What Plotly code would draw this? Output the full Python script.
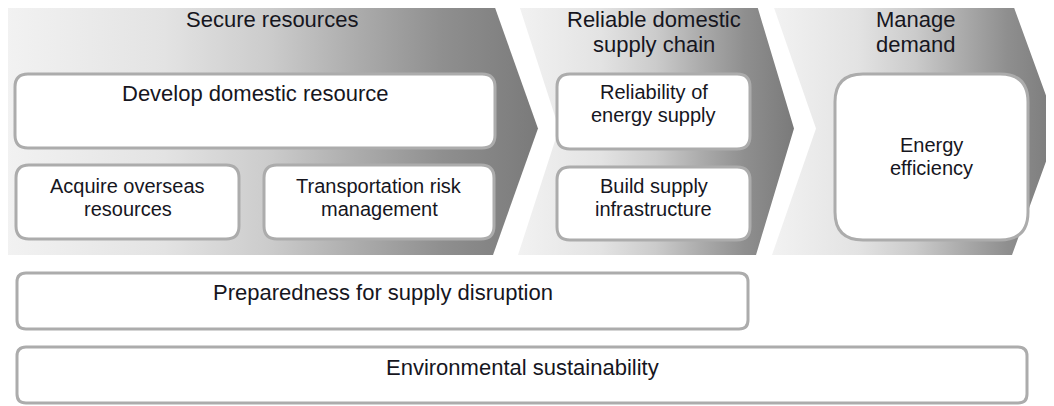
import plotly.graph_objects as go

W, H = 1054, 406
PAGE_MARGIN = 8  # browser body margin around the plot div

# ---- stages (chevrons) ----
stage_titles = [["Secure resources"], ["Reliable domestic", "supply chain"], ["Manage", "demand"]]
stage_left = [5, 518, 772]
stage_right = [493, 756, 1012]
stage_notch = [0, 41, 44]
stage_tip = [45, 38, 46]
stage_top, stage_bottom = 2, 255
title_x = [272, 654, 916]
title_y = [19, 19, 19]
title_dy = 25

# ---- boxes ----
box_labels = [
    ["Develop domestic resource"],
    ["Acquire overseas", "resources"],
    ["Transportation risk", "management"],
    ["Reliability of", "energy supply"],
    ["Build supply", "infrastructure"],
    ["Energy", "efficiency"],
    ["Preparedness for supply disruption"],
    ["Environmental sustainability"],
]
box_x0 = [15, 16, 264, 557, 557, 835, 17, 17]
box_x1 = [495, 239, 494, 750, 750, 1028, 748, 1027]
box_y0 = [74, 165, 165, 74, 167, 74, 273, 347]
box_y1 = [148, 239, 239, 149, 240, 240, 329, 403]
box_r = [13, 13, 13, 13, 13, 28, 9, 9]
box_text_y = [93, 186, 186, 92, 186, 145, 292, 367]
line_dy = 23

grad = [[0.0, "#f2f2f2"], [0.3, "#e3e3e3"], [0.5, "#cbcbcb"],
        [0.66, "#acacac"], [0.82, "#8f8f8f"], [1.0, "#7a7a7a"]]

FONT = "Liberation Sans, Arial, sans-serif"
TXT = "#16161e"

fig = go.Figure()

for i in range(len(stage_titles)):
    L, R = stage_left[i], stage_right[i]
    mid = (stage_top + stage_bottom) / 2
    xs = [L, R, R + stage_tip[i], R, L, L + stage_notch[i], L]
    ys = [stage_top, stage_top, mid, stage_bottom, stage_bottom, mid, stage_top]
    fig.add_trace(go.Scatter(
        x=xs, y=ys, mode="lines", fill="toself",
        line=dict(width=0, color="rgba(0,0,0,0)"),
        fillgradient=dict(type="horizontal", colorscale=grad),
        hoverinfo="skip", showlegend=False))
    for k, t in enumerate(stage_titles[i]):
        fig.add_annotation(x=title_x[i], y=title_y[i] + k * title_dy, text=t,
                           showarrow=False, xanchor="center", yanchor="middle",
                           font=dict(family=FONT, size=22, color=TXT))


def rounded(x0, y0, x1, y1, r):
    return (f"M {x0+r},{y0} L {x1-r},{y0} Q {x1},{y0} {x1},{y0+r} "
            f"L {x1},{y1-r} Q {x1},{y1} {x1-r},{y1} L {x0+r},{y1} "
            f"Q {x0},{y1} {x0},{y1-r} L {x0},{y0+r} Q {x0},{y0} {x0+r},{y0} Z")


for i, lab in enumerate(box_labels):
    fig.add_shape(type="path", xref="x", yref="y",
                  path=rounded(box_x0[i], box_y0[i], box_x1[i], box_y1[i], box_r[i]),
                  fillcolor="white", line=dict(color="#acacac", width=3))
    cx = (box_x0[i] + box_x1[i]) / 2
    size = 22 if len(lab) == 1 else 20
    for k, t in enumerate(lab):
        fig.add_annotation(x=cx, y=box_text_y[i] + k * line_dy, text=t,
                           showarrow=False, xanchor="center", yanchor="middle",
                           font=dict(family=FONT, size=size, color=TXT))

fig.update_layout(
    width=W - PAGE_MARGIN, height=H - PAGE_MARGIN,
    margin=dict(l=0, r=0, t=0, b=0, pad=0),
    paper_bgcolor="white", plot_bgcolor="white",
    xaxis=dict(range=[PAGE_MARGIN, W], visible=False, fixedrange=True),
    yaxis=dict(range=[H, PAGE_MARGIN], visible=False, fixedrange=True),
)

fig.write_html("out.html")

::::

> To be done
Every line from the top of the material above through the line with "PAGE_MARGIN = 8" should be duplicated exactly, please; leave out the pictures.

> Solution to this problem
What Plotly code would draw this? Output the full Python script.
import plotly.graph_objects as go

W, H = 1054, 406
PAGE_MARGIN = 8  # browser body margin around the plot div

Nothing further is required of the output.